[START Material for the task]

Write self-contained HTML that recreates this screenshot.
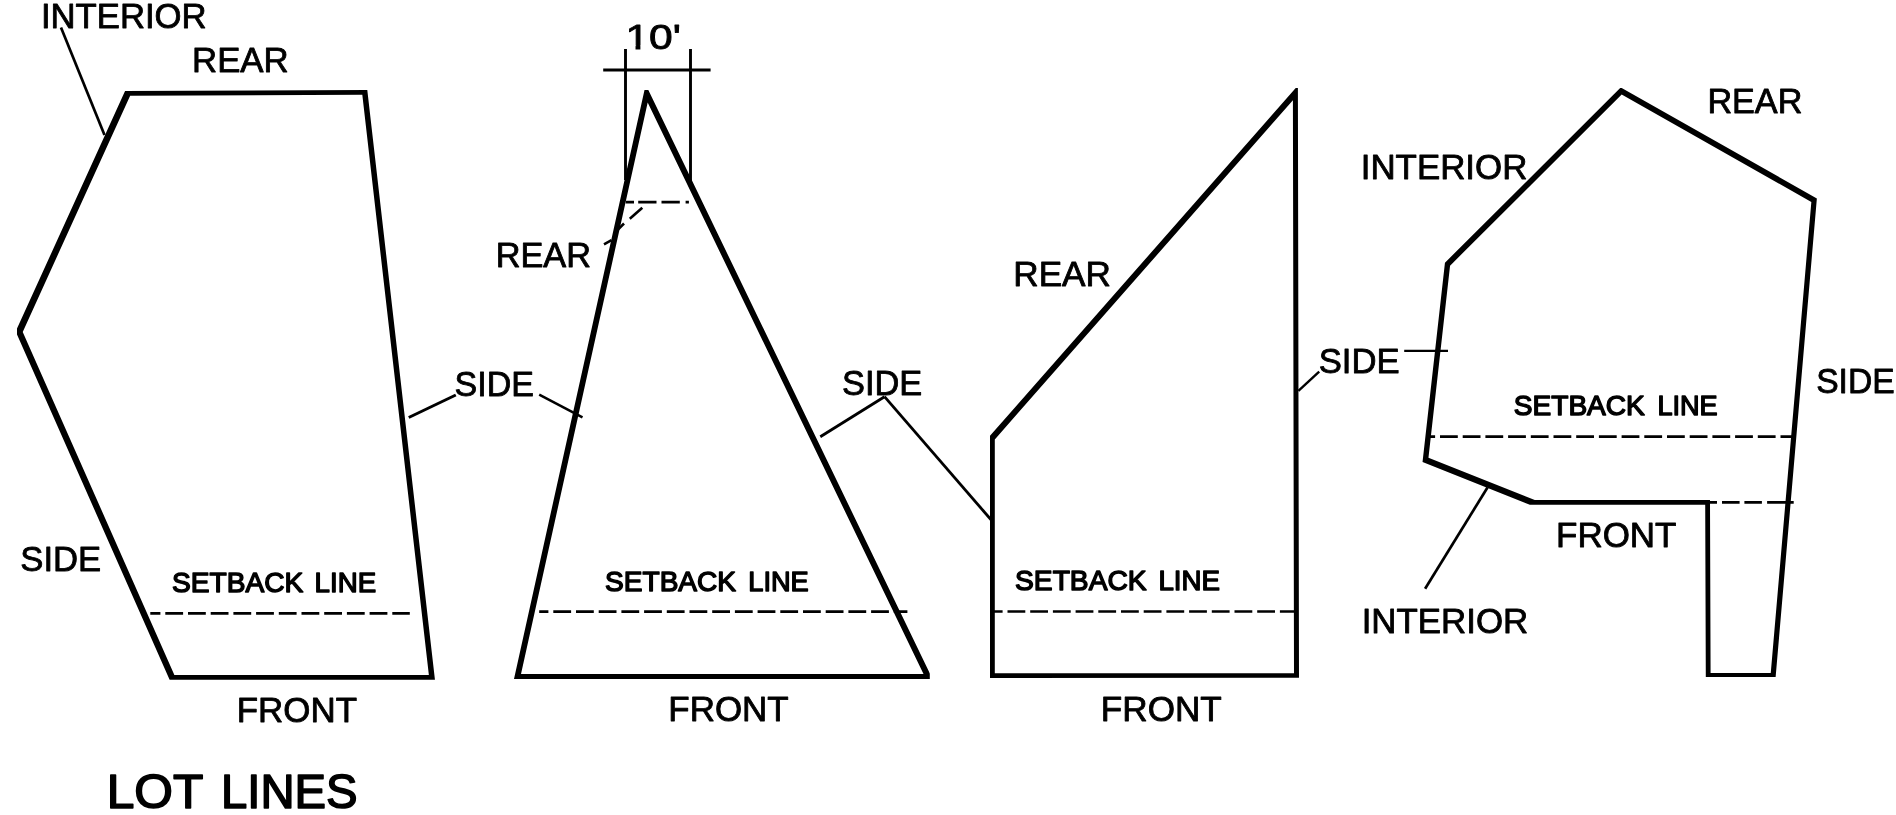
<!DOCTYPE html>
<html lang="en">
<head>
<meta charset="utf-8">
<title>Lot Lines</title>
<style>
html,body{margin:0;padding:0;background:#fff;}
body{width:1896px;height:815px;overflow:hidden;}
svg{display:block;will-change:transform;}
text{font-family:"Liberation Sans",sans-serif;fill:#000;stroke:#000;stroke-linejoin:round;}
.h{fill:#000;fill-rule:evenodd;stroke:none;}
.t{fill:none;stroke:#000;}
</style>
</head>
<body>
<svg width="1896" height="815" viewBox="0 0 1896 815">
<rect width="1896" height="815" fill="#fff"/>
<clipPath id="c0"><rect x="17.1" y="0" width="1878.9" height="815"/></clipPath>
<path class="h" clip-path="url(#c0)" d="M125.06,91.01 L367.29,89.99 L434.94,679.80 L169.62,679.80 L15.67,331.50 Z M130.14,95.79 L362.31,94.81 L428.86,675.00 L174.38,675.00 L22.73,331.90 Z"/>
<clipPath id="c1"><rect x="0" y="90" width="929.8" height="725"/></clipPath>
<path class="h" clip-path="url(#c1)" d="M645.71,84.55 L932.48,678.88 L514.00,678.88 Z M647.69,102.45 L923.52,674.12 L521.00,674.12 Z"/>
<clipPath id="c2"><rect x="0" y="88" width="1896" height="727"/></clipPath>
<path class="h" clip-path="url(#c2)" d="M1297.89,85.53 L1299.00,677.80 L990.00,677.90 L990.00,435.79 Z M1292.91,100.27 L1294.00,673.20 L994.80,673.30 L994.80,439.41 Z"/>
<clipPath id="c3"><rect x="0" y="88" width="1896" height="727"/></clipPath>
<path class="h" clip-path="url(#c3)" d="M1620.72,87.45 L1816.86,198.49 L1775.64,677.00 L1705.81,677.00 L1705.21,504.65 L1529.83,504.75 L1422.54,461.96 L1444.95,262.72 Z M1621.68,94.55 L1811.34,201.91 L1770.76,673.00 L1710.59,673.00 L1709.99,499.95 L1534.77,500.05 L1428.46,457.64 L1450.05,265.68 Z"/>
<line class="t" x1="61" y1="27.5" x2="104.5" y2="135" stroke-width="2.7"/>
<line class="t" x1="455.8" y1="395" x2="408.75" y2="417.5" stroke-width="3.0"/>
<line class="t" x1="539.2" y1="394.7" x2="582.5" y2="417.3" stroke-width="2.5"/>
<line class="t" x1="603.2" y1="70" x2="710.6" y2="70" stroke-width="2.8"/>
<line class="t" x1="625.5" y1="49" x2="625.5" y2="180" stroke-width="2.9"/>
<line class="t" x1="690.5" y1="49" x2="690.5" y2="182" stroke-width="2.9"/>
<line class="t" x1="884.5" y1="396.7" x2="820.3" y2="436.7" stroke-width="2.8"/>
<line class="t" x1="884.5" y1="396.7" x2="993" y2="522" stroke-width="2.8"/>
<line class="t" x1="1319.2" y1="371.7" x2="1298.4" y2="390.9" stroke-width="2.4"/>
<line class="t" x1="1404.2" y1="350.9" x2="1448" y2="350.9" stroke-width="2.3"/>
<line class="t" x1="1487.5" y1="487.5" x2="1425.1" y2="588.8" stroke-width="2.7"/>
<line class="t" x1="150.3" y1="613.4" x2="409.8" y2="613.4" stroke-width="2.7" stroke-dasharray="17.8 4.9" stroke-dashoffset="7.7"/>
<line class="t" x1="539.2" y1="611.6" x2="907.4" y2="611.6" stroke-width="2.7" stroke-dasharray="17.8 4.9" stroke-dashoffset="8.6"/>
<line class="t" x1="993" y1="611.5" x2="1295" y2="611.5" stroke-width="2.7" stroke-dasharray="17.8 4.9" stroke-dashoffset="8.2"/>
<line class="t" x1="1428" y1="436.6" x2="1792" y2="436.6" stroke-width="2.7" stroke-dasharray="17.8 4.9" stroke-dashoffset="10.7"/>
<line class="t" x1="1710" y1="502.3" x2="1793.75" y2="502.3" stroke-width="2.8" stroke-dasharray="7 5 17.6 4.8 17.5 5.2 26.6 100" stroke-dashoffset="0"/>
<line class="t" x1="625.7" y1="202.2" x2="691" y2="202.2" stroke-width="2.8" stroke-dasharray="8.3 4.2 18.3 5 18.3 5.8 3.3 100" stroke-dashoffset="0"/>
<line class="t" x1="642.3" y1="207.7" x2="629.8" y2="218.8" stroke-width="2.6" stroke-dasharray="100 1" stroke-dashoffset="0"/>
<line class="t" x1="624" y1="223.5" x2="618.2" y2="229.3" stroke-width="2.6" stroke-dasharray="100 1" stroke-dashoffset="0"/>
<line class="t" x1="611.5" y1="240.2" x2="604" y2="244.3" stroke-width="2.6" stroke-dasharray="100 1" stroke-dashoffset="0"/>
<text font-size="35" stroke-width="0.85"><tspan x="40.92" y="28.12" textLength="165.75" lengthAdjust="spacingAndGlyphs">INTERIOR</tspan></text>
<text font-size="35" stroke-width="0.85"><tspan x="192.06" y="71.58" textLength="96.62" lengthAdjust="spacingAndGlyphs">REAR</tspan></text>
<text font-size="35" stroke-width="0.85"><tspan x="20.29" y="571.48" textLength="80.88" lengthAdjust="spacingAndGlyphs">SIDE</tspan></text>
<text font-size="27.2" stroke-width="1.4"><tspan x="172.09" y="591.90" textLength="131.21" lengthAdjust="spacingAndGlyphs">SETBACK</tspan> <tspan x="314.63" y="591.75" textLength="61.51" lengthAdjust="spacingAndGlyphs">LINE</tspan></text>
<text font-size="35" stroke-width="0.85"><tspan x="236.81" y="721.98" textLength="120.25" lengthAdjust="spacingAndGlyphs">FRONT</tspan></text>
<text font-size="47.8" stroke-width="1.6"><tspan x="106.67" y="808.05" textLength="95.74" lengthAdjust="spacingAndGlyphs">LOT</tspan> <tspan x="221.07" y="808.05" textLength="136.48" lengthAdjust="spacingAndGlyphs">LINES</tspan></text>
<text font-size="35" stroke-width="0.85"><tspan x="625.42" y="49.17" textLength="55.51" lengthAdjust="spacingAndGlyphs">10'</tspan></text>
<text font-size="35" stroke-width="0.85"><tspan x="495.70" y="267.22" textLength="95.32" lengthAdjust="spacingAndGlyphs">REAR</tspan></text>
<text font-size="35" stroke-width="0.85"><tspan x="454.60" y="395.93" textLength="79.38" lengthAdjust="spacingAndGlyphs">SIDE</tspan></text>
<text font-size="35" stroke-width="0.85"><tspan x="842.09" y="395.12" textLength="80.23" lengthAdjust="spacingAndGlyphs">SIDE</tspan></text>
<text font-size="27.2" stroke-width="1.4"><tspan x="605.09" y="590.55" textLength="130.96" lengthAdjust="spacingAndGlyphs">SETBACK</tspan> <tspan x="748.28" y="590.65" textLength="60.46" lengthAdjust="spacingAndGlyphs">LINE</tspan></text>
<text font-size="35" stroke-width="0.85"><tspan x="668.35" y="721.28" textLength="120.30" lengthAdjust="spacingAndGlyphs">FRONT</tspan></text>
<text font-size="35" stroke-width="0.85"><tspan x="1013.30" y="286.37" textLength="97.57" lengthAdjust="spacingAndGlyphs">REAR</tspan></text>
<text font-size="27.2" stroke-width="1.4"><tspan x="1015.09" y="590.05" textLength="131.46" lengthAdjust="spacingAndGlyphs">SETBACK</tspan> <tspan x="1158.38" y="590.15" textLength="61.51" lengthAdjust="spacingAndGlyphs">LINE</tspan></text>
<text font-size="35" stroke-width="0.85"><tspan x="1100.86" y="720.78" textLength="120.95" lengthAdjust="spacingAndGlyphs">FRONT</tspan></text>
<text font-size="35" stroke-width="0.85"><tspan x="1318.74" y="372.62" textLength="80.98" lengthAdjust="spacingAndGlyphs">SIDE</tspan></text>
<text font-size="35" stroke-width="0.85"><tspan x="1360.72" y="179.13" textLength="166.65" lengthAdjust="spacingAndGlyphs">INTERIOR</tspan></text>
<text font-size="35" stroke-width="0.85"><tspan x="1707.40" y="112.52" textLength="94.97" lengthAdjust="spacingAndGlyphs">REAR</tspan></text>
<text font-size="35" stroke-width="0.85"><tspan x="1816.15" y="393.47" textLength="78.48" lengthAdjust="spacingAndGlyphs">SIDE</tspan></text>
<text font-size="27.2" stroke-width="1.4"><tspan x="1513.79" y="415.00" textLength="131.06" lengthAdjust="spacingAndGlyphs">SETBACK</tspan> <tspan x="1657.43" y="415.10" textLength="60.16" lengthAdjust="spacingAndGlyphs">LINE</tspan></text>
<text font-size="35" stroke-width="0.85"><tspan x="1556.06" y="546.98" textLength="120.45" lengthAdjust="spacingAndGlyphs">FRONT</tspan></text>
<text font-size="35" stroke-width="0.85"><tspan x="1361.67" y="633.28" textLength="166.66" lengthAdjust="spacingAndGlyphs">INTERIOR</tspan></text>
<rect x="627.37" y="45.5" width="8.15" height="5" fill="#fff"/>
<rect x="640.40" y="45.5" width="7.6" height="5" fill="#fff"/>
</svg>
</body>
</html>
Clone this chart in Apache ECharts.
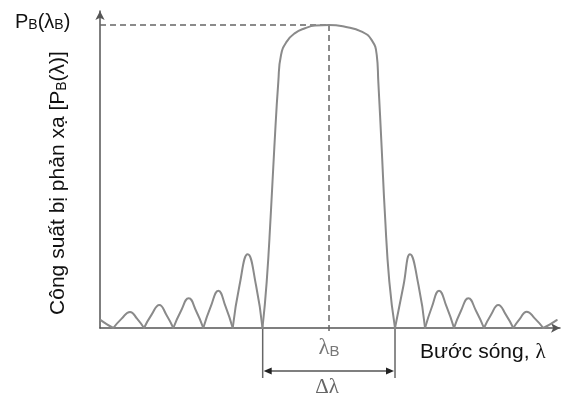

[END Material for the task]

Request
Find the string "this" in the records, then copy each line where it occurs.

Task answer
Write self-contained HTML that recreates this screenshot.
Clone this chart in Apache ECharts.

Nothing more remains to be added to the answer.